Master of Medicine, Central South University (2006)
Doctor of Philosophy, University of Houston (2013)
David Prince, Postdoctoral Faculty Sponsor
Lesioned neuronal circuits form new functional connections after a traumatic brain injury (TBI). In humans and animal models, aberrant excitatory connections that form after TBI may contribute to the pathogenesis of post-traumatic epilepsy. Partial neocortical isolation ("undercut" or "UC") leads to altered neuronal circuitry and network hyperexcitability recorded in vivo and in brain slices from chronically lesioned neocortex. Recent data suggest a critical period for maladaptive excitatory circuit formation within the first 3days post UC injury (Graber and Prince 1999, 2004; Li et al. 2011, 2012b). The present study focuses on alterations in excitatory connectivity within this critical period. Immunoreactivity (IR) for growth-associated protein (GAP)-43 was increased in the UC cortex 3days after injury. Some GAP-43-expressing excitatory terminals targeted the somata of layer V pyramidal (Pyr) neurons, a domain usually innervated predominantly by inhibitory terminals. Immunocytochemical analysis of pre- and postsynaptic markers showed that putative excitatory synapses were present on somata of these neurons in UC neocortex.

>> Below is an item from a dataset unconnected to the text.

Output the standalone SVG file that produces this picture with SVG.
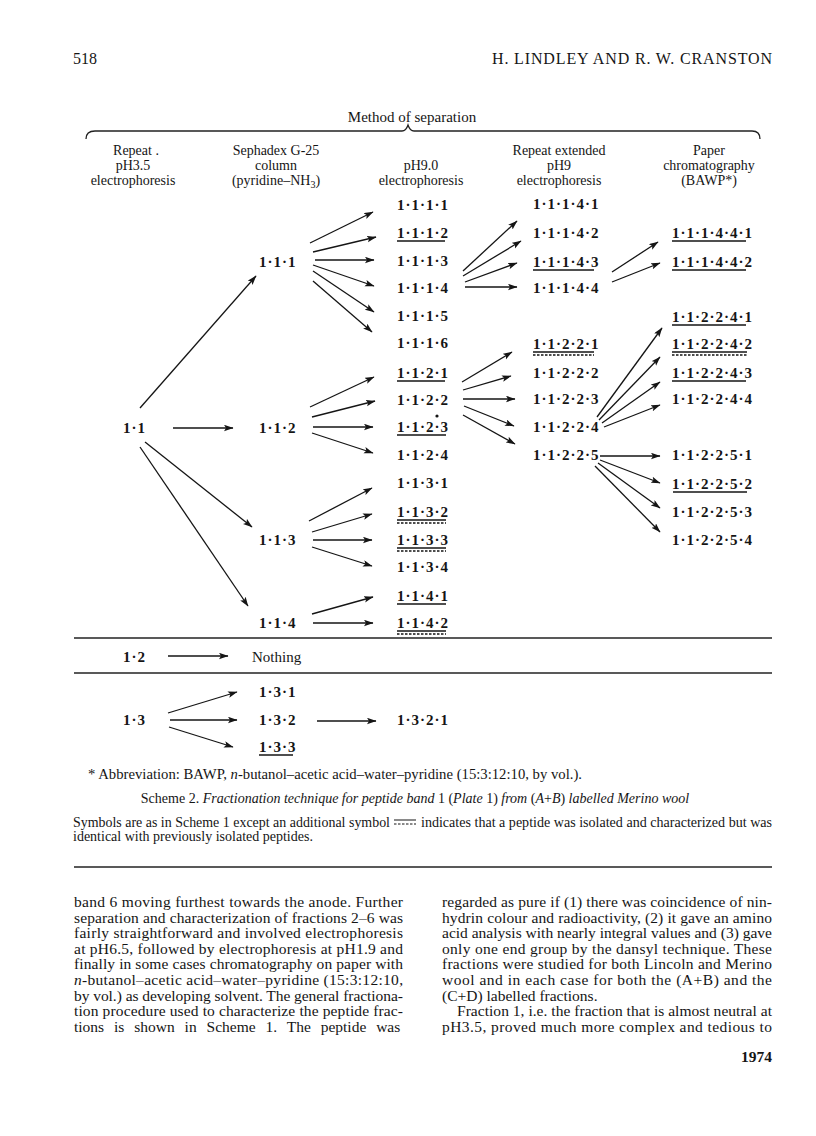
<svg xmlns="http://www.w3.org/2000/svg" width="816" height="1136" viewBox="0 0 816 1136">
<style>
text{font-family:"Liberation Serif","Times New Roman",serif;fill:#151515}
.n{font-size:15px;font-weight:bold;letter-spacing:1px}
.h{font-size:14px;text-anchor:middle}
.b{font-size:15.5px}
.f{font-size:14px}
.u{stroke:#151515;stroke-width:1.3}
.d{stroke:#151515;stroke-width:1.3;stroke-dasharray:2.5 1.5}
.rule{stroke:#222;stroke-width:1.4}
#connectors line{stroke:#151515;stroke-width:1.3;marker-end:url(#ah)}
</style>
<defs>
<marker id="ah" markerUnits="userSpaceOnUse" markerWidth="10" markerHeight="7" refX="9" refY="3.25" orient="auto">
<path d="M0,0 L9.5,3.25 L0,6.5 L2,3.25 z" fill="#151515"/>
</marker>
</defs>
<rect width="816" height="1136" fill="#fff"/>

<g id="page-header">
<text x="73" y="64" style="font-size:16px">518</text>
<text x="772" y="64" text-anchor="end" style="font-size:16px" textLength="280" lengthAdjust="spacing">H. LINDLEY AND R. W. CRANSTON</text>
</g>

<g id="method-header">
<text x="412" y="122" text-anchor="middle" style="font-size:15px">Method of separation</text>
<path d="M86,139 Q86,131 95,131 L402,131 Q406,131 408,125 Q410,131 414,131 L752,131 Q760,131 760,139" fill="none" stroke="#222" stroke-width="1.3"/>
<text class="h" x="136" y="155">Repeat .</text>
<text class="h" x="133" y="170">pH3.5</text>
<text class="h" x="133" y="185">electrophoresis</text>
<text class="h" x="276" y="155">Sephadex G-25</text>
<text class="h" x="276" y="170">column</text>
<text class="h" x="276" y="185">(pyridine–NH<tspan font-size="10" dy="3">3</tspan><tspan dy="-3">)</tspan></text>
<text class="h" x="421" y="170">pH9.0</text>
<text class="h" x="421" y="185">electrophoresis</text>
<text class="h" x="559" y="155">Repeat extended</text>
<text class="h" x="559" y="170">pH9</text>
<text class="h" x="559" y="185">electrophoresis</text>
<text class="h" x="709" y="155">Paper</text>
<text class="h" x="709" y="170">chromatography</text>
<text class="h" x="709" y="185">(BAWP*)</text>
</g>

<g id="section-rules">
<line class="rule" x1="74" y1="638" x2="772" y2="638"/>
<line class="rule" x1="74" y1="673" x2="772" y2="673"/>
</g>

<g id="connectors">
<line x1="140" y1="408" x2="256" y2="276"/>
<line x1="173" y1="428" x2="233" y2="428"/>
<line x1="145" y1="442" x2="252" y2="527"/>
<line x1="140" y1="447" x2="248" y2="606"/>

<line x1="310" y1="243" x2="373" y2="212"/>
<line x1="313" y1="252" x2="376" y2="237"/>
<line x1="315" y1="260" x2="374" y2="260"/>
<line x1="313" y1="265" x2="374" y2="286"/>
<line x1="313" y1="271" x2="374" y2="312"/>
<line x1="313" y1="281" x2="372" y2="332"/>

<line x1="463" y1="271" x2="517" y2="221"/>
<line x1="463" y1="276" x2="521" y2="241"/>
<line x1="465" y1="282" x2="517" y2="263"/>
<line x1="465" y1="287" x2="517" y2="287"/>

<line x1="612" y1="272" x2="658" y2="242"/>
<line x1="612" y1="282" x2="660" y2="263"/>

<line x1="310" y1="407" x2="374" y2="377"/>
<line x1="312" y1="417" x2="375" y2="401"/>
<line x1="313" y1="427" x2="373" y2="427"/>
<line x1="312" y1="433" x2="373" y2="453"/>

<line x1="462" y1="382" x2="512" y2="352"/>
<line x1="463" y1="390" x2="511" y2="376"/>
<line x1="463" y1="399" x2="515" y2="399"/>
<line x1="464" y1="406" x2="514" y2="426"/>
<line x1="463" y1="415" x2="515" y2="444"/>

<line x1="597" y1="417" x2="662" y2="328"/>
<line x1="599" y1="420" x2="660" y2="357"/>
<line x1="602" y1="423" x2="660" y2="382"/>
<line x1="604" y1="427" x2="660" y2="405"/>

<line x1="600" y1="456" x2="660" y2="456"/>
<line x1="600" y1="460" x2="660" y2="483"/>
<line x1="598" y1="463" x2="660" y2="508"/>
<line x1="595" y1="466" x2="660" y2="532"/>

<line x1="309" y1="521" x2="372" y2="488"/>
<line x1="312" y1="532" x2="372" y2="514"/>
<line x1="313" y1="540" x2="372" y2="540"/>
<line x1="312" y1="547" x2="372" y2="566"/>

<line x1="312" y1="614" x2="373" y2="597"/>
<line x1="313" y1="623" x2="373" y2="623"/>

<line x1="168" y1="656" x2="228" y2="656"/>

<line x1="168" y1="713" x2="237" y2="692"/>
<line x1="170" y1="720" x2="237" y2="720"/>
<line x1="169" y1="727" x2="233" y2="747"/>

<line x1="317" y1="721" x2="376" y2="721"/>
</g>

<g id="n-1-1"><text class="n" x="123" y="433">1·1</text></g>
<g id="n-1-2"><text class="n" x="123" y="662">1·2</text></g>
<g id="n-1-3"><text class="n" x="123" y="725">1·3</text></g>

<g id="n-1-1-1"><text class="n" x="259" y="267">1·1·1</text></g>
<g id="n-1-1-2"><text class="n" x="259" y="433">1·1·2</text></g>
<g id="n-1-1-3"><text class="n" x="259" y="545">1·1·3</text></g>
<g id="n-1-1-4"><text class="n" x="259" y="628">1·1·4</text></g>
<g id="n-nothing"><text x="252" y="662" style="font-size:15px">Nothing</text></g>
<g id="n-1-3-1"><text class="n" x="259" y="697">1·3·1</text></g>
<g id="n-1-3-2"><text class="n" x="259" y="725">1·3·2</text></g>
<g id="n-1-3-3"><text class="n" x="259" y="752">1·3·3</text><line class="u" x1="259" y1="755" x2="293" y2="755"/></g>

<g id="n-1-1-1-1"><text class="n" x="397" y="210">1·1·1·1</text></g>
<g id="n-1-1-1-2"><text class="n" x="397" y="238">1·1·1·2</text><line class="u" x1="397" y1="241" x2="445" y2="241"/></g>
<g id="n-1-1-1-3"><text class="n" x="397" y="266">1·1·1·3</text></g>
<g id="n-1-1-1-4"><text class="n" x="397" y="293">1·1·1·4</text></g>
<g id="n-1-1-1-5"><text class="n" x="397" y="321">1·1·1·5</text></g>
<g id="n-1-1-1-6"><text class="n" x="397" y="348">1·1·1·6</text></g>
<g id="n-1-1-2-1"><text class="n" x="397" y="378">1·1·2·1</text><line class="u" x1="397" y1="381" x2="445" y2="381"/></g>
<g id="n-1-1-2-2"><text class="n" x="397" y="405">1·1·2·2</text></g>
<g id="n-1-1-2-3"><text class="n" x="397" y="432">1·1·2·3</text><line class="u" x1="397" y1="435" x2="446" y2="435"/><circle cx="437" cy="416" r="1.6" fill="#151515"/></g>
<g id="n-1-1-2-4"><text class="n" x="397" y="460">1·1·2·4</text></g>
<g id="n-1-1-3-1"><text class="n" x="397" y="488">1·1·3·1</text></g>
<g id="n-1-1-3-2"><text class="n" x="397" y="517">1·1·3·2</text><line class="u" x1="397" y1="520" x2="446" y2="520"/><line class="d" x1="397" y1="523" x2="446" y2="523"/></g>
<g id="n-1-1-3-3"><text class="n" x="397" y="545">1·1·3·3</text><line class="u" x1="397" y1="548" x2="446" y2="548"/><line class="d" x1="397" y1="551" x2="446" y2="551"/></g>
<g id="n-1-1-3-4"><text class="n" x="397" y="572">1·1·3·4</text></g>
<g id="n-1-1-4-1"><text class="n" x="397" y="601">1·1·4·1</text><line class="u" x1="397" y1="604" x2="446" y2="604"/></g>
<g id="n-1-1-4-2"><text class="n" x="397" y="628">1·1·4·2</text><line class="u" x1="397" y1="631" x2="446" y2="631"/><line class="d" x1="397" y1="634" x2="446" y2="634"/></g>
<g id="n-1-3-2-1"><text class="n" x="397" y="725">1·3·2·1</text></g>

<g id="n-1-1-1-4-1"><text class="n" x="533" y="209">1·1·1·4·1</text></g>
<g id="n-1-1-1-4-2"><text class="n" x="533" y="238">1·1·1·4·2</text></g>
<g id="n-1-1-1-4-3"><text class="n" x="533" y="267">1·1·1·4·3</text><line class="u" x1="533" y1="270" x2="594" y2="270"/></g>
<g id="n-1-1-1-4-4"><text class="n" x="533" y="293">1·1·1·4·4</text></g>
<g id="n-1-1-2-2-1"><text class="n" x="533" y="349">1·1·2·2·1</text><line class="u" x1="533" y1="352" x2="594" y2="352"/><line class="d" x1="533" y1="355" x2="594" y2="355"/></g>
<g id="n-1-1-2-2-2"><text class="n" x="533" y="378">1·1·2·2·2</text></g>
<g id="n-1-1-2-2-3"><text class="n" x="533" y="404">1·1·2·2·3</text></g>
<g id="n-1-1-2-2-4"><text class="n" x="533" y="432">1·1·2·2·4</text></g>
<g id="n-1-1-2-2-5"><text class="n" x="533" y="460">1·1·2·2·5</text></g>

<g id="n-1-1-1-4-4-1"><text class="n" x="672" y="238">1·1·1·4·4·1</text><line class="u" x1="672" y1="241" x2="746" y2="241"/></g>
<g id="n-1-1-1-4-4-2"><text class="n" x="672" y="267">1·1·1·4·4·2</text><line class="u" x1="672" y1="270" x2="746" y2="270"/></g>
<g id="n-1-1-2-2-4-1"><text class="n" x="672" y="322">1·1·2·2·4·1</text><line class="u" x1="672" y1="325" x2="746" y2="325"/></g>
<g id="n-1-1-2-2-4-2"><text class="n" x="672" y="349">1·1·2·2·4·2</text><line class="u" x1="672" y1="352" x2="747" y2="352"/><line class="d" x1="672" y1="355" x2="747" y2="355"/></g>
<g id="n-1-1-2-2-4-3"><text class="n" x="672" y="378">1·1·2·2·4·3</text><line class="u" x1="672" y1="381" x2="746" y2="381"/></g>
<g id="n-1-1-2-2-4-4"><text class="n" x="672" y="404">1·1·2·2·4·4</text></g>
<g id="n-1-1-2-2-5-1"><text class="n" x="672" y="460">1·1·2·2·5·1</text></g>
<g id="n-1-1-2-2-5-2"><text class="n" x="672" y="489">1·1·2·2·5·2</text><line class="u" x1="673" y1="492" x2="747" y2="492"/></g>
<g id="n-1-1-2-2-5-3"><text class="n" x="672" y="517">1·1·2·2·5·3</text></g>
<g id="n-1-1-2-2-5-4"><text class="n" x="672" y="545">1·1·2·2·5·4</text></g>

<g id="footnotes">
<text class="f" x="88" y="779" textLength="494" lengthAdjust="spacingAndGlyphs">* Abbreviation: BAWP, <tspan font-style="italic">n</tspan>-butanol–acetic acid–water–pyridine (15:3:12:10, by vol.).</text>
<text class="f" x="415" y="803" text-anchor="middle">Scheme 2. <tspan font-style="italic">Fractionation technique for peptide band</tspan> 1 (<tspan font-style="italic">Plate</tspan> 1) <tspan font-style="italic">from</tspan> (<tspan font-style="italic">A</tspan>+<tspan font-style="italic">B</tspan>) <tspan font-style="italic">labelled Merino wool</tspan></text>
<text class="f" x="73" y="827" textLength="317" lengthAdjust="spacingAndGlyphs">Symbols are as in Scheme 1 except an additional symbol</text>
<line class="u" x1="394" y1="820" x2="416" y2="820" style="stroke-width:1"/>
<line class="d" x1="394" y1="824" x2="416" y2="824" style="stroke-width:1"/>
<text class="f" x="421" y="827" textLength="351" lengthAdjust="spacingAndGlyphs">indicates that a peptide was isolated and characterized but was</text>
<text class="f" x="73" y="841">identical with previously isolated peptides.</text>
<line class="rule" x1="74" y1="867" x2="772" y2="867"/>
</g>

<g id="body-text">
<text class="b" x="74" y="907" textLength="329" lengthAdjust="spacing">band 6 moving furthest towards the anode. Further</text>
<text class="b" x="74" y="922.6" textLength="329" lengthAdjust="spacing">separation and characterization of fractions 2–6 was</text>
<text class="b" x="74" y="938.2" textLength="329" lengthAdjust="spacing">fairly straightforward and involved electrophoresis</text>
<text class="b" x="74" y="953.8" textLength="329" lengthAdjust="spacing">at pH6.5, followed by electrophoresis at pH1.9 and</text>
<text class="b" x="74" y="969.4" textLength="329" lengthAdjust="spacing">finally in some cases chromatography on paper with</text>
<text class="b" x="74" y="985" textLength="329" lengthAdjust="spacing"><tspan font-style="italic">n</tspan>-butanol–acetic acid–water–pyridine (15:3:12:10,</text>
<text class="b" x="74" y="1000.6" textLength="329" lengthAdjust="spacing">by vol.) as developing solvent. The general fractiona-</text>
<text class="b" x="74" y="1016.2" textLength="329" lengthAdjust="spacing">tion procedure used to characterize the peptide frac-</text>
<text class="b" x="74" y="1031.8" word-spacing="6">tions is shown in Scheme 1. The peptide was</text>

<text class="b" x="442" y="907" textLength="330" lengthAdjust="spacing">regarded as pure if (1) there was coincidence of nin-</text>
<text class="b" x="442" y="922.6" textLength="330" lengthAdjust="spacing">hydrin colour and radioactivity, (2) it gave an amino</text>
<text class="b" x="442" y="938.2" textLength="330" lengthAdjust="spacing">acid analysis with nearly integral values and (3) gave</text>
<text class="b" x="442" y="953.8" textLength="330" lengthAdjust="spacing">only one end group by the dansyl technique. These</text>
<text class="b" x="442" y="969.4" textLength="330" lengthAdjust="spacing">fractions were studied for both Lincoln and Merino</text>
<text class="b" x="442" y="985" textLength="330" lengthAdjust="spacing">wool and in each case for both the (A+B) and the</text>
<text class="b" x="442" y="1000.6">(C+D) labelled fractions.</text>
<text class="b" x="457" y="1016.2" textLength="315" lengthAdjust="spacing">Fraction 1, i.e. the fraction that is almost neutral at</text>
<text class="b" x="442" y="1031.8" textLength="330" lengthAdjust="spacing">pH3.5, proved much more complex and tedious to</text>
<text class="b" x="772" y="1062" text-anchor="end" font-weight="bold">1974</text>
</g>
</svg>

Excitatory postsynaptic currents from UC layer V Pyr cells displayed properties consistent with perisomatic inputs and also reflected an increase in the number of synaptic contacts. Laser scanning photostimulation (LSPS) experiments demonstrated reorganized excitatory connectivity after injury within the UC. Concurrent with these changes, spontaneous epileptiform bursts developed in UC slices. Results suggest that aberrant reorganization of excitatory connectivity contributes to early neocortical hyperexcitability in this model. The findings are relevant for understanding the pathophysiology of neocortical post-traumatic epileptogenesis and are important in terms of the timing of potential prophylactic treatments.